Former L.A. County district attorney Gil Garcetti, the mayor's father, said the community was fortunate to have been able to enjoy Kasem for so many years. Gil said he was most struck by how down-to-earth Kasem was despite being such a well-known personality.
“There is no pretentiousness about him,” Gil Garcetti, today a consulting television producer, said. “There's a lot of humility there. He might say, ‘yeah, I might be a big personality but I'm a regular person.'”
Kasem took particular interest in one of Gil's top concerns as district attorney, domestic violence, and once spoke with him about how he could help break the chain of violence in families, he said.
Lori Stewart of Encino said she was saddened to hear of Kasem's death on Sunday and listened to the “American Top 40” show with Kasey Casem for years.
“We grew up of course listening to ‘keep your feet on the ground and keep reaching for the stars,' Stewart said, of his show's popular weekly sign off. “It was just a different time. It was nice. That's where you heard all the music.”
Kasem, who had dementia and had been out of the public eye for years, continues to hold a warm place in people's hearts because he represented a time when many listened to the same music, said Judy Muller, a professor of broadcast journalism at the USC Annenberg School.
“Today, iTunes, social media and the digital explosion of the music industry has rendered the whole idea of a ‘Top Forty' list of popular tunes rather quaint,” Muller said in an email. “And yet, whenever I tuned in to Kasem's weekly Top 40 countdown, I would stick with it, just to see what the top records would be. His show was a collective listening experience.”

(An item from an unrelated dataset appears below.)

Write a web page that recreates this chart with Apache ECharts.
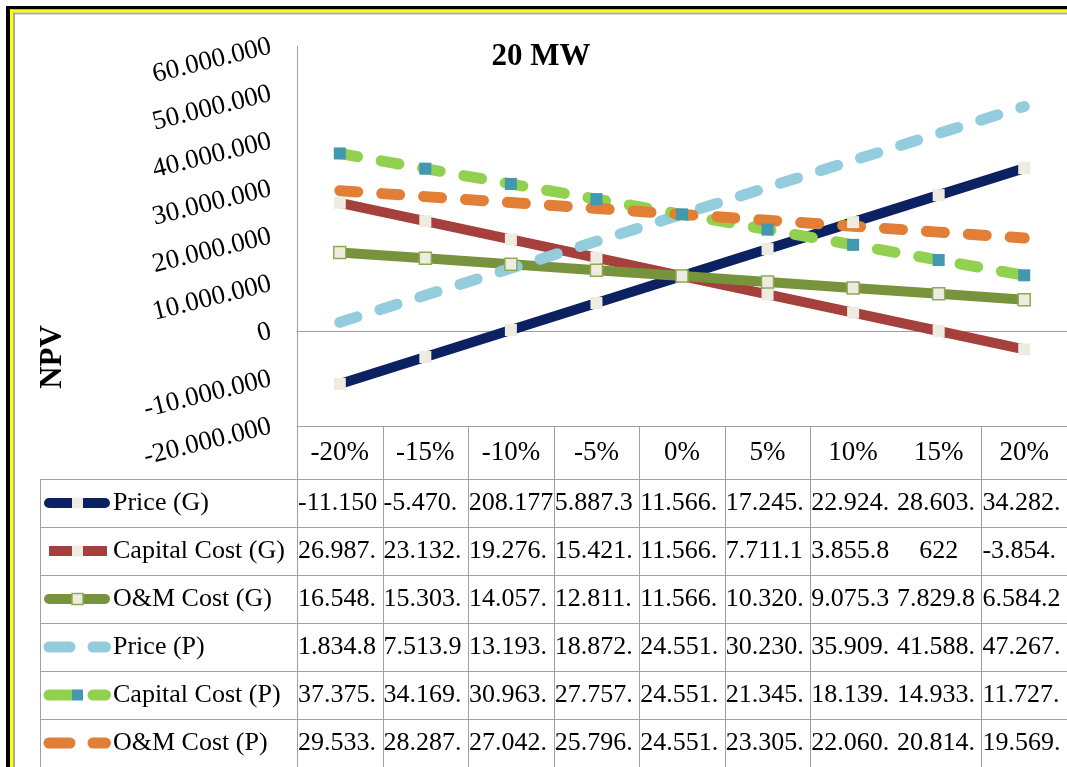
<!DOCTYPE html>
<html>
<head>
<meta charset="utf-8">
<title>20 MW NPV sensitivity</title>
<script src="https://cdn.jsdelivr.net/npm/echarts@6/dist/echarts.min.js"></script>
<style>
  html, body { margin: 0; padding: 0; background: #ffffff; overflow: hidden; }
  #chart { width: 1067px; height: 767px; }
</style>
</head>
<body>
<div id="chart"></div>
<script>
// Sensitivity steps on the x axis
const categories = ['-20%', '-15%', '-10%', '-5%', '0%', '5%', '10%', '15%', '20%'];

// NPV per scenario (G and P cases)
const priceG    = [-11150083, -5470953, 208177, 5887307, 11566437, 17245567, 22924697, 28603827, 34282957];
const capitalG  = [26987525, 23132253, 19276981, 15421709, 11566437, 7711165, 3855893, 622, -3854650];
const omG       = [16548600, 15303050, 14057500, 12811950, 11566437, 10320900, 9075350, 7829800, 6584250];
const priceP    = [1834830, 7513960, 13193090, 18872220, 24551350, 30230480, 35909610, 41588740, 47267870];
const capitalP  = [37375340, 34169345, 30963348, 27757349, 24551350, 21345351, 18139352, 14933355, 11727360];
const omP       = [29533550, 28287950, 27042450, 25796900, 24551350, 23305800, 22060300, 20814750, 19569200];

// Y axis ticks
const yMin = -20000000, yMax = 60000000, yStep = 10000000;

const SERIF = "'Liberation Serif', 'Times New Roman', serif";
const GRID_LINE = '#A0A0A0';
const BEIGE = '#EEECE1';
const DASH = [18, 24];

const defs = [
  { name: 'Price (G)',        data: priceG,   color: '#0C2161', marker: BEIGE,     border: null,      dashed: false, cap: 'round' },
  { name: 'Capital Cost (G)', data: capitalG, color: '#A5403D', marker: BEIGE,     border: null,      dashed: false, cap: 'butt'  },
  { name: 'O&M Cost (G)',     data: omG,      color: '#77933C', marker: BEIGE,     border: '#8DAA55', dashed: false, cap: 'round' },
  { name: 'Price (P)',        data: priceP,   color: '#93CDDD', marker: null,      border: null,      dashed: true,  cap: 'round' },
  { name: 'Capital Cost (P)', data: capitalP, color: '#92D050', marker: '#4198AF', border: null,      dashed: true,  cap: 'round' },
  { name: 'O&M Cost (P)',     data: omP,      color: '#E07F35', marker: null,      border: null,      dashed: true,  cap: 'round' }
];

const fmt = v => {
  const s = Math.abs(Math.round(v)).toString().replace(/\B(?=(\d{3})+(?!\d))/g, '.');
  return (v < 0 ? '-' : '') + s;
};

const chart = echarts.init(document.getElementById('chart'), null, { renderer: 'canvas' });

const series = defs.map(d => ({
  name: d.name,
  type: 'line',
  data: d.data,
  xAxisIndex: 0,
  yAxisIndex: 0,
  symbol: d.marker ? 'rect' : 'none',
  symbolSize: 12,
  showSymbol: !!d.marker,
  itemStyle: d.marker ? {
    color: d.marker,
    borderColor: d.border || d.marker,
    borderWidth: d.border ? 1.5 : 0
  } : undefined,
  lineStyle: {
    color: d.color,
    width: d.dashed ? 11 : 10,
    type: d.dashed ? DASH : 'solid',
    cap: d.cap,
    join: 'round'
  },
  emphasis: { disabled: true },
  silent: true,
  animation: false
}));

chart.setOption({
  animation: false,
  grid: { left: 297, top: 46, width: 774, height: 380, containLabel: false },
  xAxis: [
    {
      type: 'category',
      data: categories,
      boundaryGap: true,
      axisLine: { show: true, onZero: false, lineStyle: { color: GRID_LINE, width: 1 } },
      axisTick: { show: false },
      splitLine: { show: false },
      axisLabel: {
        interval: 0,
        margin: 13,
        fontFamily: SERIF,
        fontSize: 27,
        lineHeight: 27,
        color: '#000'
      }
    },
    {
      // baseline at NPV = 0
      type: 'category',
      data: categories,
      position: 'bottom',
      axisLine: { show: true, onZero: true, onZeroAxisIndex: 0, lineStyle: { color: GRID_LINE, width: 1 } },
      axisTick: { show: false },
      axisLabel: { show: false },
      splitLine: { show: false }
    }
  ],
  yAxis: {
    type: 'value',
    min: yMin,
    max: yMax,
    interval: yStep,
    axisLine: { show: true, lineStyle: { color: GRID_LINE, width: 1 } },
    axisTick: { show: false },
    splitLine: { show: false },
    axisLabel: {
      rotate: 14,
      margin: 26,
      fontFamily: SERIF,
      fontSize: 27,
      color: '#000',
      formatter: v => fmt(v)
    }
  },
  series: series
});

// ---- data table under the plot ----
const ctx = document.createElement('canvas').getContext('2d');
const CELL_FONT = 26;
ctx.font = CELL_FONT + 'px ' + SERIF;

function fitCell(s, w) {
  if (ctx.measureText(s).width <= w) return { text: s, fits: true };
  let t = s;
  while (t.length && ctx.measureText(t).width > w) t = t.slice(0, -1);
  return { text: t, fits: false };
}

const centers = categories.map((c, i) => chart.convertToPixel({ xAxisIndex: 0 }, i));
const colW = centers[1] - centers[0];
const plotLeft = centers[0] - colW / 2;
const plotRight = centers[centers.length - 1] + colW / 2;
const tableTop = chart.convertToPixel({ yAxisIndex: 0 }, yMin);
const headerH = 53;
const rowH = 48;
const firstRow = tableTop + headerH;
const legendLeft = 40;
const bottom = 800;

const g = [];

// frame around the chart
g.push({ type: 'rect', shape: { x: 6, y: 6, width: 4, height: 900 }, style: { fill: '#000' }, z: 100 });
g.push({ type: 'rect', shape: { x: 6, y: 6, width: 1200, height: 3.5 }, style: { fill: '#000' }, z: 100 });
g.push({ type: 'rect', shape: { x: 10, y: 9.5, width: 3, height: 900 }, style: { fill: '#FFFF00' }, z: 100 });
g.push({ type: 'rect', shape: { x: 10, y: 9.5, width: 1200, height: 3 }, style: { fill: '#FFFF00' }, z: 100 });
g.push({ type: 'rect', shape: { x: 13, y: 12.5, width: 2, height: 900 }, style: { fill: '#ABABAB' }, z: 100 });
g.push({ type: 'rect', shape: { x: 13, y: 12.5, width: 1200, height: 2 }, style: { fill: '#ABABAB' }, z: 100 });

// chart title
g.push({
  type: 'text', x: 541, y: 57,
  style: { text: '20 MW', fontFamily: SERIF, fontSize: 31, fontWeight: 'bold', fill: '#000', align: 'center', verticalAlign: 'middle' }
});

// axis title
g.push({
  type: 'text', x: 53, y: 357, rotation: Math.PI / 2,
  style: { text: 'NPV', fontFamily: SERIF, fontSize: 31, fontWeight: 'bold', fill: '#000', align: 'center', verticalAlign: 'middle' }
});

const hline = (x1, x2, y) => ({
  type: 'line', silent: true,
  shape: { x1: x1, y1: Math.round(y) + 0.5, x2: x2, y2: Math.round(y) + 0.5 },
  style: { stroke: GRID_LINE, lineWidth: 1 }
});
const vline = (x, y1, y2) => ({
  type: 'line', silent: true,
  shape: { x1: Math.round(x) + 0.5, y1: y1, x2: Math.round(x) + 0.5, y2: y2 },
  style: { stroke: GRID_LINE, lineWidth: 1 }
});

// horizontal rules of the table
for (let k = 0; k <= defs.length; k++) g.push(hline(legendLeft, plotRight + 10, firstRow + k * rowH));
// vertical rules: legend column and data columns (no rule between 10% and 15%)
g.push(vline(legendLeft, firstRow, bottom));
for (let i = 0; i <= categories.length; i++) {
  if (i === 7) continue;
  g.push(vline(plotLeft + i * colW, tableTop, bottom));
}

defs.forEach((d, k) => {
  const top = firstRow + k * rowH;
  const cy = top + rowH / 2;

  // legend key
  if (d.dashed) {
    g.push({
      type: 'line', silent: true,
      shape: { x1: 49, y1: cy, x2: 105.5, y2: cy },
      style: { stroke: d.color, lineWidth: 11, lineCap: 'round', lineDash: [21, 23] }
    });
  } else {
    const round = d.cap === 'round';
    g.push({
      type: 'line', silent: true,
      shape: { x1: 49, y1: cy, x2: round ? 105 : 107, y2: cy },
      style: { stroke: d.color, lineWidth: 10, lineCap: round ? 'round' : 'butt' }
    });
  }
  if (d.marker) {
    g.push({
      type: 'rect', silent: true,
      shape: { x: 72, y: cy - 5.5, width: 11, height: 11 },
      style: { fill: d.marker, stroke: d.border || null, lineWidth: d.border ? 1.5 : 0 }
    });
  }
  g.push({
    type: 'text', x: 113, y: cy,
    style: { text: d.name, fontFamily: SERIF, fontSize: CELL_FONT, fill: '#000', align: 'left', verticalAlign: 'middle' }
  });

  // values
  d.data.forEach((v, i) => {
    const cell = fitCell(fmt(v), colW - 1);
    const left = plotLeft + i * colW;
    g.push({
      type: 'text',
      x: cell.fits ? centers[i] : left + 1,
      y: cy,
      style: {
        text: cell.text, fontFamily: SERIF, fontSize: CELL_FONT, fill: '#000',
        align: cell.fits ? 'center' : 'left', verticalAlign: 'middle'
      }
    });
  });
});

chart.setOption({ graphic: { elements: g } });
</script>
</body>
</html>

Kasem, who was born in Detroit to Lebanese Druze immigrants, was very active in various Arab-American organizations and also supported the work of the Council on American-Islamic Relations, said Hussam Ayloush, executive director of CAIR's greater Los Angeles area office.
“He certainly made it much easier for people who are from a Middle Eastern and especially an Arab background through his success and his pride in his heritage,” Ayloush said. “He saw the need, through his important role in society, to bring people together and promote mutual understanding.”
While Ayloush was growing up in Lebanon — which has a revered music scene of its own in the Arab world — he recalled that people there listened to Kasem's countdown shows and took great pride in the fact that Kasem was of Lebanese descent. His influence, however, was likely greater in the United States.
“At one point in America, anyone that cared about music or popular culture knew about Casey Kasem and admired him,” Ayloush said. “It helped normalize being an Arab-American.”
The Associated Press contributed to this report.